Where My Heart Used to Beat by Sebastian Faulks

Published by Henry Holt and Co. on January 26, 2016

Robert Hendricks is a London psychiatrist. Despite all the people he has met in more than 60 years of life, he feels utterly alone. He has denied himself both passion and love since the end of the war. His latest failed relationship is ending, as is the marriage of the woman he was seeing.

To take a break from his life, Hendricks accepts an invitation to visit an elderly man who lives on an island off the coast of France. Dr. Pereira is a retired neurologist/psychiatrist who knew Hendricks’ father during World War I. Having admired a book that Hendricks wrote, Pereira hopes to tell Hendricks about his father while enlisting Hendricks as the executor of his literary estate. Sensing that Hendricks is troubled, Pereira encourages Hendricks to talk about his involvement in World War II. Touched by Pereira’s concern, Hendricks opens up about experiences that he has always kept to himself.

What follows is a war story as Hendricks recalls his uncertain leadership on the Italian front. Some of the story is conventional, relating the familiar scenes that a reader encounters in stories of the Second World War. Some of the story is powerful, in the way that strong war stories tend to be. Hendricks’ memories of the war include an Italian love story, a story about love’s destructive power that shapes much of the rest of his life. All of it those sections are well crafted and the most intense scenes capture all the fears and frailties and courage and confusion of men at war. Hendricks’ recollections of the war are the best part of the novel.
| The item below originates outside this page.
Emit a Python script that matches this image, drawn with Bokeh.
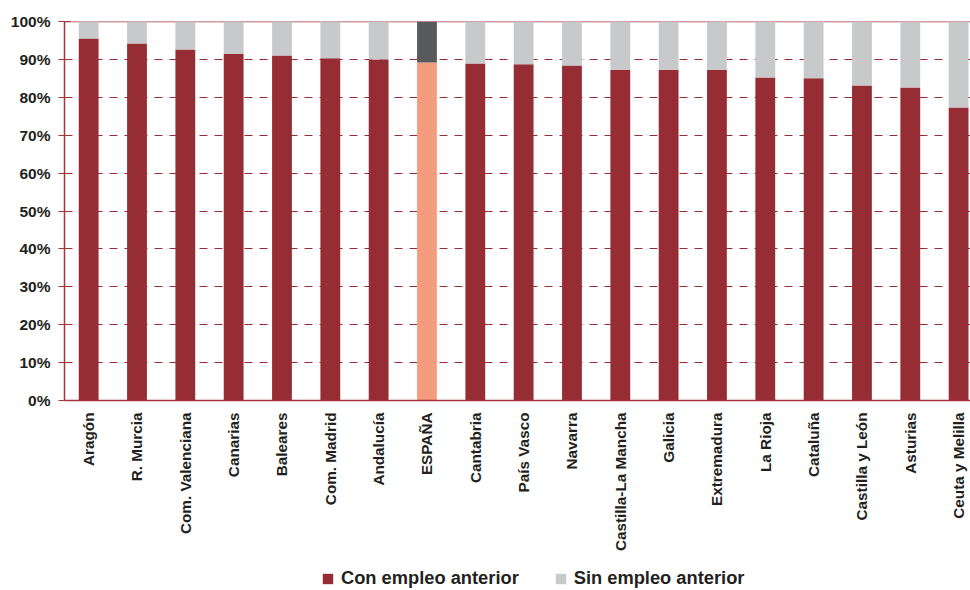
import math
from bokeh.plotting import figure
from bokeh.models import (ColumnDataSource, Range1d, FixedTicker, PrintfTickFormatter,
                          Span, Legend, LegendItem)
from bokeh.embed import file_html
from bokeh.resources import INLINE

regions = ["Aragón", "R. Murcia", "Com. Valenciana", "Canarias", "Baleares", "Com. Madrid",
           "Andalucía", "ESPAÑA", "Cantabria", "País Vasco", "Navarra", "Castilla-La Mancha",
           "Galicia", "Extremadura", "La Rioja", "Cataluña", "Castilla y León", "Asturias",
           "Ceuta y Melilla"]
con_empleo = [95.5, 94.2, 92.6, 91.4, 91.0, 90.3, 90.0, 89.2, 88.9, 88.7, 88.4, 87.3,
              87.3, 87.2, 85.2, 85.0, 83.1, 82.6, 77.3]
sin_empleo = [4.5, 5.8, 7.4, 8.6, 9.0, 9.7, 10.0, 10.8, 11.1, 11.3, 11.6, 12.7,
              12.7, 12.8, 14.8, 15.0, 16.9, 17.4, 22.7]
y_ticks = [0, 10, 20, 30, 40, 50, 60, 70, 80, 90, 100]

RED = "#962D35"
GRAY = "#C8C9CA"
HL_RED = "#F69C7E"
HL_GRAY = "#58595B"
AXIS = "#A3343C"
FONT = "Liberation Sans"

idx = list(range(len(regions)))
con_colors = [HL_RED if r == "ESPAÑA" else RED for r in regions]
sin_colors = [HL_GRAY if r == "ESPAÑA" else GRAY for r in regions]
total = [c + s for c, s in zip(con_empleo, sin_empleo)]

src = ColumnDataSource(dict(x=idx, con=con_empleo, sin_top=total,
                            con_color=con_colors, sin_color=sin_colors))

# frame spans from the 100% line down to the bottom of the page; the value axis covers 0-100
p = figure(frame_width=906, frame_height=569, output_backend="svg", toolbar_location=None,
           x_range=Range1d(-0.5, 18.246), y_range=Range1d(-50.13, 100),
           min_border_left=64, min_border_right=0, min_border_top=21, min_border_bottom=0)
p.outline_line_color = None
p.background_fill_color = "white"
p.border_fill_color = "white"

r_con = p.vbar(x="x", width=0.41, bottom=0, top="con", source=src,
               fill_color="con_color", line_color=None)
r_sin = p.vbar(x="x", width=0.41, bottom="con", top="sin_top", source=src,
               fill_color="sin_color", line_color=None)

top_line = Span(location=100, dimension="width", line_color=AXIS, line_width=1.5, level="underlay")
p.add_layout(top_line)

p.xgrid.grid_line_color = None
p.ygrid.ticker = FixedTicker(ticks=y_ticks[1:-1])
p.ygrid.grid_line_color = RED
p.ygrid.grid_line_dash = "8 7"
p.ygrid.grid_line_width = 1

p.yaxis.ticker = FixedTicker(ticks=y_ticks)
p.yaxis.bounds = (0, 100)
p.yaxis.formatter = PrintfTickFormatter(format="%d%%")
p.yaxis.axis_line_color = AXIS
p.yaxis.axis_line_width = 1.5
p.yaxis.major_tick_line_color = AXIS
p.yaxis.major_tick_line_width = 1.2
p.yaxis.major_tick_in = 6
p.yaxis.major_tick_out = 6
p.yaxis.minor_tick_line_color = None
p.yaxis.major_label_text_font = FONT
p.yaxis.major_label_text_font_style = "bold"
p.yaxis.major_label_text_font_size = "15.5px"
p.yaxis.major_label_text_color = "#231F20"
p.yaxis.major_label_standoff = 8

p.xaxis.fixed_location = 0
p.xaxis.ticker = FixedTicker(ticks=idx)
p.xaxis.major_label_overrides = {i: r for i, r in zip(idx, regions)}
p.xaxis.major_label_orientation = math.pi / 2
p.xaxis.axis_line_color = AXIS
p.xaxis.axis_line_width = 1.5
p.xaxis.major_tick_line_color = None
p.xaxis.major_tick_out = 0
p.xaxis.major_tick_in = 0
p.xaxis.minor_tick_line_color = None
p.xaxis.minor_tick_out = 0
p.xaxis.major_label_text_font = FONT
p.xaxis.major_label_text_font_style = "bold"
p.xaxis.major_label_text_font_size = "15.3px"
p.xaxis.major_label_text_color = "#231F20"
p.xaxis.major_label_standoff = 12

legend = Legend(items=[LegendItem(label="Con empleo anterior", renderers=[r_con], index=0),
                       LegendItem(label="Sin empleo anterior", renderers=[r_sin], index=0)],
                orientation="horizontal", location=(257, 1),
                label_text_font=FONT, label_text_font_style="bold",
                label_text_font_size="18.3px", label_text_color="#231F20",
                glyph_width=13, glyph_height=13, label_standoff=7, spacing=35,
                label_height=18,
                border_line_color=None, background_fill_alpha=0, margin=0, padding=0)
p.add_layout(legend, "center")

open("out.html", "w").write(file_html(p, INLINE))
Interspersed with unfolding episodes of the war story are intelligent conversations between Pereira and Hendricks that explore mental health and the meaning of life. Hendricks argues that man is “a failed species, a disastrous mutation,” while the old psychiatrist hopes to expose the root of those thoughts in a first step toward healing.
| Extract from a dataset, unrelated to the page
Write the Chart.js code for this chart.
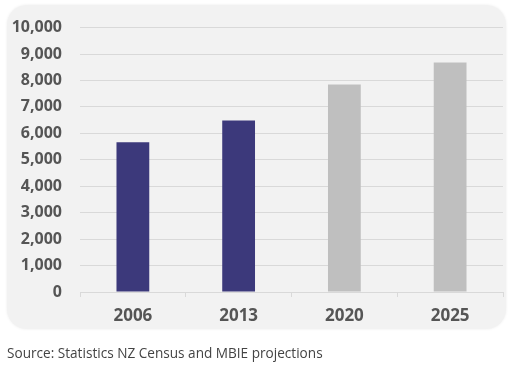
<!DOCTYPE html>
<html>
<head>
<meta charset="utf-8">
<script src="https://cdn.jsdelivr.net/npm/chart.js@4/dist/chart.umd.min.js"></script>
<style>
  html, body { margin: 0; padding: 0; background: #ffffff; }
  #wrap { position: relative; width: 515px; height: 365px; overflow: hidden; }
  #panel { position: absolute; left: 7px; top: 5px; width: 499px; height: 324px;
           background: #f2f2f2; border-radius: 20px;
           box-shadow: 0 0 3px rgba(0,0,0,0.08); }
  #cv { position: absolute; left: 0; top: 0; }
  #src { position: absolute; left: 7px; top: 343px; font-family: "Open Sans", sans-serif;
         font-size: 13.6px; color: #444; white-space: nowrap; }
</style>
</head>
<body>
<div id="wrap">
  <div id="panel"></div>
  <canvas id="cv" width="515" height="365"></canvas>
  <div id="src">Source: Statistics NZ Census and MBIE projections</div>
</div>
<script>
const categories = ["2006", "2013", "2020", "2025"];
const values = [5660, 6490, 7850, 8680];
const barColors = ["#3c397b", "#3c397b", "#bfbfbf", "#bfbfbf"];
const yTickMin = 0;
const yTickMax = 10000;
const yTickStep = 1000;

const textColor = "#555555";
const gridColor = "#d9d9d9";

new Chart(document.getElementById("cv"), {
  type: "bar",
  data: {
    labels: categories,
    datasets: [{
      data: values,
      backgroundColor: barColors,
      borderWidth: 0,
      barPercentage: 0.31,
      categoryPercentage: 1.0
    }]
  },
  options: {
    responsive: false,
    animation: false,
    devicePixelRatio: 1,
    layout: { padding: { left: 0, right: 12, top: 27, bottom: 0 } },
    plugins: { legend: { display: false }, tooltip: { enabled: false }, title: { display: false } },
    scales: {
      x: {
        offset: true,
        grid: { display: true, drawOnChartArea: false, offset: true, tickLength: 5, color: gridColor },
        border: { display: true, color: gridColor },
        ticks: { color: textColor, padding: 9, font: { family: "'Open Sans', sans-serif", size: 17, weight: "bold" } },
        afterFit: (s) => { s.height = 73; }
      },
      y: {
        min: yTickMin,
        max: yTickMax,
        grid: { color: gridColor, drawTicks: false, lineWidth: 1 },
        border: { display: false },
        ticks: {
          stepSize: yTickStep,
          color: textColor,
          padding: 18,
          font: { family: "'Open Sans', sans-serif", size: 16, weight: "bold" },
          callback: (v) => v.toLocaleString("en-US")
        },
        afterFit: (s) => { s.width = 80; }
      }
    }
  }
});
</script>
</body>
</html>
The conversation spurs Hendricks to reconnect with his past. He begins to do that at about the novel’s midway point. He tells the reader about his medical career, his research into the treatment of delusional patients, and his experiences in a foreign city where he wrote a book about treating the mentally ill. During his visits to Pereira, Hendricks also makes a new but odd connection to the present, in the form of a young woman named Céline who “inhabits no reality that [Hendricks] can understand.” All of that is moderately interesting, although less so than the novel’s first half, and Sebastian Faulks’ smooth prose makes the reading time pass quickly.
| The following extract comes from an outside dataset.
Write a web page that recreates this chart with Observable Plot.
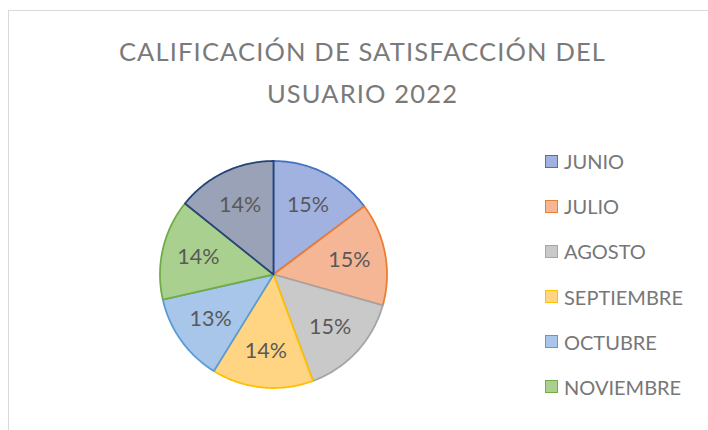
<!DOCTYPE html>
<html>
<head>
<meta charset="utf-8">
<script src="https://cdn.jsdelivr.net/npm/d3@7"></script>
<script src="https://cdn.jsdelivr.net/npm/@observablehq/plot@0.6"></script>
<style>
  html, body { margin: 0; padding: 0; background: #fff; }
  #wrap { position: relative; width: 708px; height: 430px; overflow: hidden; background: #fff; font-family: Lato, "Open Sans", sans-serif; }
  #frame { position: absolute; left: 8px; top: 10px; width: 800px; height: 500px; border-left: 1.5px solid #d9d9d9; border-top: 1.5px solid #d9d9d9; }
  #title { position: absolute; left: 0; width: 725px; top: 30px; text-align: center; font-size: 25.5px; letter-spacing: 1.15px; line-height: 42px; color: #7a7a7a; font-weight: 400; }
  #pie { position: absolute; left: 152.5px; top: 153.5px; }
  #legend { position: absolute; left: 545px; top: 150px; }
  .item { display: flex; align-items: center; height: 22px; margin-bottom: 23.2px; font-size: 20px; color: #777777; }
  .sw { width: 11px; height: 11px; border: 1.6px solid; margin-right: 6px; }
</style>
</head>
<body>
<div id="wrap">
  <div id="frame"></div>
  <div id="title">CALIFICACIÓN DE SATISFACCIÓN DEL<br>USUARIO 2022</div>
  <div id="pie"></div>
  <div id="legend"></div>
</div>
<script>
const months = ["JUNIO", "JULIO", "AGOSTO", "SEPTIEMBRE", "OCTUBRE", "NOVIEMBRE", "DICIEMBRE"];
const values = [14.75, 14.65, 14.95, 14.45, 12.66, 14.3, 14.24];
const fillColors = ["#a2b2e0", "#f5b696", "#c9c9c9", "#ffd583", "#a7c6ea", "#a9d08f", "#9aa2b7"];
const strokeColors = ["#4472c4", "#ed7d31", "#a5a5a5", "#ffc000", "#5b9bd5", "#70ad47", "#264478"];
const legendShown = 6;

const data = months.map((m, i) => ({month: m, value: values[i], fill: fillColors[i], stroke: strokeColors[i]}));
const total = d3.sum(values);
const arcs = d3.pie().sort(null).value(d => d.value)(data);

// polygon points of each slice (unit circle, clockwise from 12 o'clock)
const pts = [];
arcs.forEach(a => {
  const d = a.data;
  pts.push({month: d.month, fill: d.fill, stroke: d.stroke, x: 0, y: 0});
  const n = 80;
  for (let k = 0; k <= n; k++) {
    const t = a.startAngle + (a.endAngle - a.startAngle) * k / n;
    pts.push({month: d.month, fill: d.fill, stroke: d.stroke, x: Math.sin(t), y: Math.cos(t)});
  }
  pts.push({month: d.month, fill: d.fill, stroke: d.stroke, x: 0, y: 0});
});

const labelR = 0.68;
const labels = arcs.map(a => {
  const m = (a.startAngle + a.endAngle) / 2;
  return {x: Math.sin(m) * labelR, y: Math.cos(m) * labelR, text: Math.round(a.data.value / total * 100) + "%"};
});

const R = 120 / 113.5;
const chart = Plot.plot({
  width: 240, height: 240, margin: 0,
  x: {domain: [-R, R], axis: null},
  y: {domain: [-R, R], axis: null},
  style: {background: "transparent", overflow: "visible"},
  marks: [
    Plot.line(pts, {x: "x", y: "y", z: "month", fill: "fill", stroke: "stroke", strokeWidth: 1.8, strokeLinejoin: "round", curve: "linear"}),
    Plot.text(labels, {x: "x", y: "y", text: "text", fontSize: 21.5, fill: "#595959", fontFamily: "Lato, sans-serif"})
  ]
});
document.getElementById("pie").appendChild(chart);

const leg = document.getElementById("legend");
data.slice(0, legendShown).forEach(d => {
  const it = document.createElement("div");
  it.className = "item";
  const sw = document.createElement("span");
  sw.className = "sw";
  sw.style.background = d.fill;
  sw.style.borderColor = d.stroke;
  const tx = document.createElement("span");
  tx.textContent = d.month;
  it.appendChild(sw); it.appendChild(tx);
  leg.appendChild(it);
});
</script>
</body>
</html>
I think the point of the novel (which Faulks expressly states at some point) is that “you can only be happy if you are open to your past.” Every new experience is made richer by memories of similar experiences. “But if your mind is somehow blocked -- if it grips the present moment too hard -- then your soul is not porous; the past can’t seep through you, healing and deepening; and you have lived in vain.”

Where My Heart Used to Beat is thus a journey of self-discovery that depends upon Hendricks’ ability to become open to his past. With Pereira’s help, Hendricks makes his most important discovery at the novel’s end. It comes as a bit of an anti-climax. Another component of the novel’s ending, concerning one of the women in Hendricks’ life, struck me as predictable, while revelations about Céline seem a bit contrived. Although the concluding chapters are slightly disappointing, perhaps Faulks was trying to show the reader that life is sometimes disappointing, that in its final years, life often lacks the drama or resolution we might hope for. Despite the absence of an emotional kick, the novel as a whole is a thoughtful meditation on the mind and memory, and an interesting examination of theories of mental health that prevailed in the early-to-middle years of the twentieth century.